## Task to carry out
Copy only what lies from the line containing "Reproduce this chart with Chart.js." through the line containing "const rgb = (a, alpha" in the entries below, keeping both end lines exact and dropping every picture.

-- START OF Data rows --

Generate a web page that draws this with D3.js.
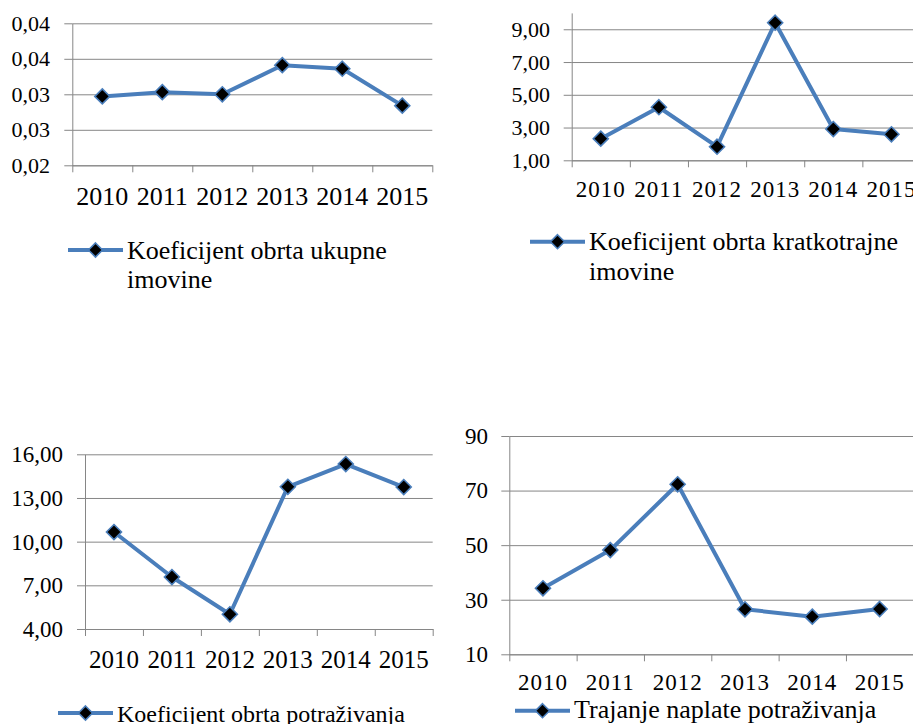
<!DOCTYPE html>
<html>
<head>
<meta charset="utf-8">
<script src="https://cdn.jsdelivr.net/npm/d3@7"></script>
<style>
  body { margin: 0; background: #fff; }
  svg { display: block; }
  text { font-family: "Liberation Serif", "Times New Roman", serif; fill: #000; }
</style>
</head>
<body>
<div id="chart"></div>
<script>
// Categories
var years = ["2010", "2011", "2012", "2013", "2014", "2015"];

// Series values
var ukupneImovine = [0.0297, 0.0303, 0.0300, 0.0341, 0.0336, 0.0284];
var kratkotrajneImovine = [2.32, 4.24, 1.83, 9.40, 2.91, 2.59];
var potrazivanja = [10.66, 7.57, 5.01, 13.77, 15.33, 13.75];
var trajanjeNaplate = [34.2, 48.2, 72.3, 26.5, 23.8, 26.6];

// Tick values and labels
var ticks1 = [0.02, 0.025, 0.03, 0.035, 0.04];
var tickLabels1 = ["0,02", "0,03", "0,03", "0,04", "0,04"];
var ticks2 = [1, 3, 5, 7, 9];
var tickLabels2 = ["1,00", "3,00", "5,00", "7,00", "9,00"];
var ticks3 = [4, 7, 10, 13, 16];
var tickLabels3 = ["4,00", "7,00", "10,00", "13,00", "16,00"];
var ticks4 = [10, 30, 50, 70, 90];
var tickLabels4 = ["10", "30", "50", "70", "90"];

var lineColor = "#4a7ebb";
var gridColor = "#868686";

var svg = d3.select("#chart")
    .append("svg")
    .attr("width", 913)
    .attr("height", 724);

// One small chart per panel
var panels = [
    { values: ukupneImovine, ticks: ticks1, labels: tickLabels1, domain: [0.02, 0.04],
      x0: 72.3, x1: 432.3, yTop: 23.3, yBottom: 165.3, yLabelX: 50, yFont: 22,
      yearBase: 205, yearFont: 26,
      legend: ["Koeficijent obrta ukupne", "imovine"], legX: 68, legY: 250, legBase: 259, legFont: 26, legLead: 29 },
    { values: kratkotrajneImovine, ticks: ticks2, labels: tickLabels2, domain: [1, 10],
      x0: 571.7, x1: 920.5, yTop: 12.9, yBottom: 160.3, yLabelX: 550, yFont: 22,
      yearBase: 197, yearFont: 23, yearSpacing: 1,
      legend: ["Koeficijent obrta kratkotrajne", "imovine"], legX: 530, legY: 241.7, legBase: 250, legFont: 26, legLead: 30 },
    { values: potrazivanja, ticks: ticks3, labels: tickLabels3, domain: [4, 16],
      x0: 85, x1: 432.7, yTop: 454.3, yBottom: 629, yLabelX: 63, yFont: 23,
      yearBase: 668, yearFont: 25,
      legend: ["Koeficijent obrta potraživanja"], legX: 58, legY: 713, legBase: 722, legFont: 24, legLead: 0 },
    { values: trajanjeNaplate, ticks: ticks4, labels: tickLabels4, domain: [10, 90],
      x0: 509.3, x1: 913.3, yTop: 436, yBottom: 654.3, yLabelX: 488, yFont: 23,
      yearBase: 690, yearFont: 23, yearSpacing: 1,
      legend: ["Trajanje naplate potraživanja"], legX: 515, legY: 710.7, legBase: 718, legFont: 26, legLead: 0 }
];

function diamond(g, cx, cy, r) {
    g.append("path")
        .attr("d", "M" + cx + "," + (cy - r) + "L" + (cx + r) + "," + cy +
            "L" + cx + "," + (cy + r) + "L" + (cx - r) + "," + cy + "Z")
        .attr("fill", "#000")
        .attr("stroke", lineColor)
        .attr("stroke-width", 1.6);
}

panels.forEach(function (p) {
    var g = svg.append("g");
    var w = p.x1 - p.x0;

    var x = d3.scaleBand().domain(years).range([p.x0, p.x1]);
    var xEdge = d3.scaleLinear().domain([0, years.length]).range([p.x0, p.x1]);
    var y = d3.scaleLinear().domain(p.domain).range([p.yBottom, p.yTop]);

    // horizontal gridlines
    g.append("g")
        .attr("transform", "translate(" + p.x0 + ",0)")
        .call(d3.axisLeft(y).tickValues(p.ticks).tickSize(-w).tickFormat(""))
        .call(function (a) {
            a.select(".domain").remove();
            a.selectAll("line").attr("stroke", gridColor);
        });

    // y axis with outer tick marks
    g.append("g")
        .attr("transform", "translate(" + p.x0 + ",0)")
        .call(d3.axisLeft(y).tickValues(p.ticks).tickSizeInner(8).tickSizeOuter(0)
            .tickFormat(function (d, i) { return p.labels[i]; }))
        .call(function (a) {
            a.select(".domain").attr("stroke", gridColor);
            a.selectAll("line").attr("stroke", gridColor);
            a.selectAll("text")
                .attr("x", p.yLabelX - p.x0)
                .style("font-size", p.yFont + "px")
                .style("font-family", "'Liberation Serif', serif");
        });

    // x axis: ticks between categories
    g.append("g")
        .attr("transform", "translate(0," + p.yBottom + ")")
        .call(d3.axisBottom(xEdge).tickValues(d3.range(years.length + 1))
            .tickSizeInner(7).tickSizeOuter(0).tickFormat(""))
        .call(function (a) {
            a.select(".domain").attr("stroke", gridColor);
            a.selectAll("line").attr("stroke", gridColor);
        });

    // year labels
    g.selectAll(".year")
        .data(years)
        .enter()
        .append("text")
        .attr("x", function (d) { return x(d) + x.bandwidth() / 2; })
        .attr("y", p.yearBase)
        .attr("text-anchor", "middle")
        .style("font-size", p.yearFont + "px")
        .style("letter-spacing", (p.yearSpacing || 0) + "px")
        .text(function (d) { return d; });

    // series line
    var line = d3.line()
        .x(function (d, i) { return x(years[i]) + x.bandwidth() / 2; })
        .y(function (d) { return y(d); });

    g.append("path")
        .datum(p.values)
        .attr("d", line)
        .attr("fill", "none")
        .attr("stroke", lineColor)
        .attr("stroke-width", 4)
        .attr("stroke-linejoin", "round");

    p.values.forEach(function (v, i) {
        diamond(g, x(years[i]) + x.bandwidth() / 2, y(v), 7.5);
    });

    // legend
    g.append("line")
        .attr("x1", p.legX).attr("x2", p.legX + 55)
        .attr("y1", p.legY).attr("y2", p.legY)
        .attr("stroke", lineColor)
        .attr("stroke-width", 4);
    diamond(g, p.legX + 27.5, p.legY, 7);

    p.legend.forEach(function (t, i) {
        g.append("text")
            .attr("x", p.legX + 59)
            .attr("y", p.legBase + i * p.legLead)
            .style("font-size", p.legFont + "px")
            .text(t);
    });
});
</script>
</body>
</html>
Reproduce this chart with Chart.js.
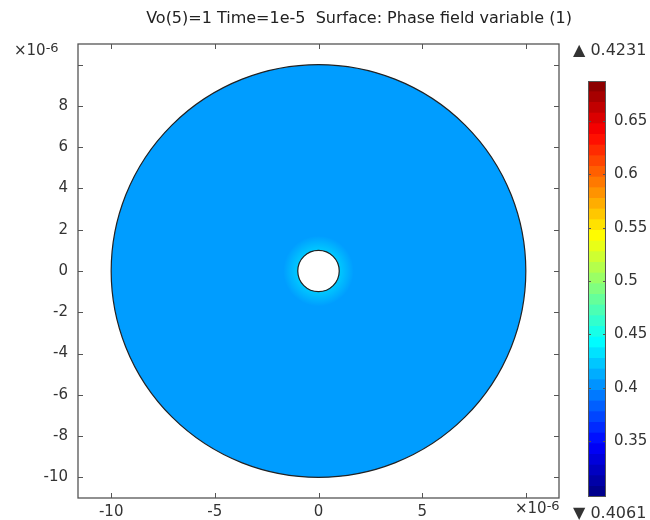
<!DOCTYPE html>
<html>
<head>
<meta charset="utf-8">
<script src="https://cdn.jsdelivr.net/npm/chart.js@4.4.0/dist/chart.umd.min.js"></script>
<style>
  body { margin: 0; background: #fff; }
  #wrap { position: relative; width: 650px; height: 520px; font-family: "DejaVu Sans", sans-serif; color: #333; }
  #plot { position: absolute; left: 0; top: 0; }
  #bar { position: absolute; left: 560px; top: 30px; }
  .lbl { position: absolute; white-space: nowrap; line-height: 1; font-size: 15px; }
  .lbl sup { font-size: 13px; position: relative; top: -2px; vertical-align: top; }
</style>
</head>
<body>
<div id="wrap">
  <canvas id="plot" width="650" height="520"></canvas>
  <canvas id="bar" width="90" height="490"></canvas>
  <div class="lbl" id="title" style="left:359px; top:10px; font-size:16px; transform:translateX(-50%); color:#222;">Vo(5)=1 Time=1e-5&nbsp; Surface: Phase field variable (1)</div>
  <div class="lbl" style="left:14px; top:43px;">×10<sup>-6</sup></div>
  <div class="lbl" style="left:515px; top:501px;">×10<sup>-6</sup></div>
  <div class="lbl" style="left:573px; top:42px; font-size:16px;">▲ 0.4231</div>
  <div class="lbl" style="left:573px; top:505px; font-size:16px;">▼ 0.4061</div>
</div>
<script>
// axes (units of 1e-6)
const xRange = [-11.6, 11.6];
const yRange = [-11, 11];
const xTicks = [-10, -5, 0, 5, 10];
const yTicks = [-10, -8, -6, -4, -2, 0, 2, 4, 6, 8, 10];

// geometry of the domain
const innerRadius = 1;
const outerRadius = 10;

// field values
const surfaceValue = 0.4061;
const peakValue = 0.4231;

// colour legend
const colorRange = [0.2975, 0.6875];
const colorTicks = [0.35, 0.4, 0.45, 0.5, 0.55, 0.6, 0.65];
const colorBands = 39;

const fontFamily = '"DejaVu Sans", sans-serif';

// jet style colour table
const jet = (v) => {
  const t = (v - colorRange[0]) / (colorRange[1] - colorRange[0]);
  const c = k => Math.round(255 * Math.max(0, Math.min(1, 1.5 - Math.abs(4 * t - k))));
  return [c(3), c(2), c(1)];
};
const rgb = (a, alpha = 1) => `rgba(${a[0]},${a[1]},${a[2]},${alpha})`;

const surfacePlugin = {
  id: 'surface',
  beforeDatasetsDraw(chart) {
    const { ctx, scales: { x, y } } = chart;
    const cx = x.getPixelForValue(0);
    const cy = y.getPixelForValue(0);
    const rox = x.getPixelForValue(outerRadius) - cx;
    const roy = cy - y.getPixelForValue(outerRadius);
    const rix = x.getPixelForValue(innerRadius) - cx;
    const riy = cy - y.getPixelForValue(innerRadius);

    ctx.save();
    ctx.beginPath();
    ctx.ellipse(cx, cy, rox, roy, 0, 0, 2 * Math.PI);
    ctx.moveTo(cx + rix, cy);
    ctx.ellipse(cx, cy, rix, riy, 0, 0, 2 * Math.PI);
    ctx.fillStyle = rgb(jet(surfaceValue));
    ctx.fill('evenodd');

    // lighter ring around the hole
    const g = ctx.createRadialGradient(cx, cy, rix, cx, cy, rix * 1.7);
    g.addColorStop(0, rgb(jet(peakValue)));
    g.addColorStop(1, rgb(jet(peakValue), 0));
    ctx.beginPath();
    ctx.ellipse(cx, cy, rix * 1.7, riy * 1.7, 0, 0, 2 * Math.PI);
    ctx.moveTo(cx + rix, cy);
    ctx.ellipse(cx, cy, rix, riy, 0, 0, 2 * Math.PI);
    ctx.fillStyle = g;
    ctx.fill('evenodd');

    ctx.strokeStyle = '#222';
    ctx.lineWidth = 1.2;
    ctx.beginPath();
    ctx.ellipse(cx, cy, rox, roy, 0, 0, 2 * Math.PI);
    ctx.stroke();
    ctx.beginPath();
    ctx.ellipse(cx, cy, rix, riy, 0, 0, 2 * Math.PI);
    ctx.stroke();
    ctx.restore();
  }
};

// box round the plot with inward ticks on every side
const framePlugin = {
  id: 'frame',
  afterDraw(chart) {
    const { ctx, chartArea: a, scales: { x, y } } = chart;
    const line = (x1, y1, x2, y2) => { ctx.beginPath(); ctx.moveTo(x1, y1); ctx.lineTo(x2, y2); ctx.stroke(); };
    ctx.save();
    ctx.strokeStyle = '#555';
    ctx.lineWidth = 1.3;
    ctx.strokeRect(a.left, a.top, a.right - a.left, a.bottom - a.top);
    ctx.lineWidth = 1;
    x.ticks.forEach(t => {
      const p = Math.round(x.getPixelForValue(t.value)) + 0.5;
      line(p, a.bottom, p, a.bottom - 5);
      line(p, a.top, p, a.top + 5);
    });
    y.ticks.forEach(t => {
      const p = Math.round(y.getPixelForValue(t.value)) + 0.5;
      line(a.left, p, a.left + 5, p);
      line(a.right, p, a.right - 5, p);
    });
    ctx.restore();
  }
};

new Chart(document.getElementById('plot'), {
  type: 'scatter',
  data: { datasets: [] },
  options: {
    responsive: false,
    animation: false,
    layout: { padding: { top: 44, right: 91, left: 0, bottom: 0 } },
    plugins: { legend: { display: false }, tooltip: { enabled: false } },
    scales: {
      x: {
        type: 'linear', min: xRange[0], max: xRange[1],
        afterBuildTicks: s => { s.ticks = xTicks.map(v => ({ value: v })); },
        afterFit: s => { s.height = 22; },
        grid: { display: false, drawTicks: false }, border: { display: false },
        ticks: { padding: 5, color: '#333', maxRotation: 0, autoSkip: false,
          font: { family: fontFamily, size: 15 },
          callback: v => (v === 10 ? '' : String(v)) }
      },
      y: {
        type: 'linear', min: yRange[0], max: yRange[1],
        afterBuildTicks: s => { s.ticks = yTicks.map(v => ({ value: v })); },
        afterFit: s => { s.width = 78; },
        grid: { display: false, drawTicks: false }, border: { display: false },
        ticks: { padding: 10, color: '#333', autoSkip: false,
          font: { family: fontFamily, size: 15 },
          callback: v => (v === 10 ? '' : String(v)) }
      }
    }
  },
  plugins: [surfacePlugin, framePlugin]
});

// colour bar
const step = (colorRange[1] - colorRange[0]) / colorBands;
const bandSets = [];
for (let i = 0; i < colorBands; i++) {
  const lo = colorRange[0] + i * step;
  bandSets.push({
    data: [[lo, lo + step]],
    backgroundColor: rgb(jet(lo + step / 2)),
    borderWidth: 0,
    barPercentage: 1,
    categoryPercentage: 1,
    grouped: false
  });
}

const barFramePlugin = {
  id: 'barFrame',
  afterDraw(chart) {
    const { ctx, chartArea: a, scales: { y } } = chart;
    ctx.save();
    ctx.strokeStyle = '#555';
    ctx.lineWidth = 1;
    ctx.strokeRect(a.left + 0.5, a.top + 0.5, a.right - a.left - 1, a.bottom - a.top - 1);
    y.ticks.forEach(t => {
      const p = Math.round(y.getPixelForValue(t.value)) + 0.5;
      ctx.beginPath();
      ctx.moveTo(a.left, p); ctx.lineTo(a.left + 3, p);
      ctx.moveTo(a.right, p); ctx.lineTo(a.right - 3, p);
      ctx.stroke();
    });
    ctx.restore();
  }
};

new Chart(document.getElementById('bar'), {
  type: 'bar',
  data: { labels: [''], datasets: bandSets },
  options: {
    responsive: false,
    animation: false,
    layout: { padding: { left: 28, top: 51, bottom: 23, right: 0 } },
    plugins: { legend: { display: false }, tooltip: { enabled: false } },
    scales: {
      x: { display: false },
      y: {
        position: 'right', min: colorRange[0], max: colorRange[1],
        afterBuildTicks: s => { s.ticks = colorTicks.map(v => ({ value: v })); },
        afterFit: s => { s.width = 44; },
        grid: { display: false, drawTicks: false }, border: { display: false },
        ticks: { padding: 8, color: '#333', autoSkip: false,
          font: { family: fontFamily, size: 15 },
          callback: v => String(v) }
      }
    }
  },
  plugins: [barFramePlugin]
});
</script>
</body>
</html>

-- END OF Data rows --

## Exercise response
Reproduce this chart with Chart.js.
<!DOCTYPE html>
<html>
<head>
<meta charset="utf-8">
<script src="https://cdn.jsdelivr.net/npm/chart.js@4.4.0/dist/chart.umd.min.js"></script>
<style>
  body { margin: 0; background: #fff; }
  #wrap { position: relative; width: 650px; height: 520px; font-family: "DejaVu Sans", sans-serif; color: #333; }
  #plot { position: absolute; left: 0; top: 0; }
  #bar { position: absolute; left: 560px; top: 30px; }
  .lbl { position: absolute; white-space: nowrap; line-height: 1; font-size: 15px; }
  .lbl sup { font-size: 13px; position: relative; top: -2px; vertical-align: top; }
</style>
</head>
<body>
<div id="wrap">
  <canvas id="plot" width="650" height="520"></canvas>
  <canvas id="bar" width="90" height="490"></canvas>
  <div class="lbl" id="title" style="left:359px; top:10px; font-size:16px; transform:translateX(-50%); color:#222;">Vo(5)=1 Time=1e-5&nbsp; Surface: Phase field variable (1)</div>
  <div class="lbl" style="left:14px; top:43px;">×10<sup>-6</sup></div>
  <div class="lbl" style="left:515px; top:501px;">×10<sup>-6</sup></div>
  <div class="lbl" style="left:573px; top:42px; font-size:16px;">▲ 0.4231</div>
  <div class="lbl" style="left:573px; top:505px; font-size:16px;">▼ 0.4061</div>
</div>
<script>
// axes (units of 1e-6)
const xRange = [-11.6, 11.6];
const yRange = [-11, 11];
const xTicks = [-10, -5, 0, 5, 10];
const yTicks = [-10, -8, -6, -4, -2, 0, 2, 4, 6, 8, 10];

// geometry of the domain
const innerRadius = 1;
const outerRadius = 10;

// field values
const surfaceValue = 0.4061;
const peakValue = 0.4231;

// colour legend
const colorRange = [0.2975, 0.6875];
const colorTicks = [0.35, 0.4, 0.45, 0.5, 0.55, 0.6, 0.65];
const colorBands = 39;

const fontFamily = '"DejaVu Sans", sans-serif';

// jet style colour table
const jet = (v) => {
  const t = (v - colorRange[0]) / (colorRange[1] - colorRange[0]);
  const c = k => Math.round(255 * Math.max(0, Math.min(1, 1.5 - Math.abs(4 * t - k))));
  return [c(3), c(2), c(1)];
};
const rgb = (a, alpha = 1) => `rgba(${a[0]},${a[1]},${a[2]},${alpha})`;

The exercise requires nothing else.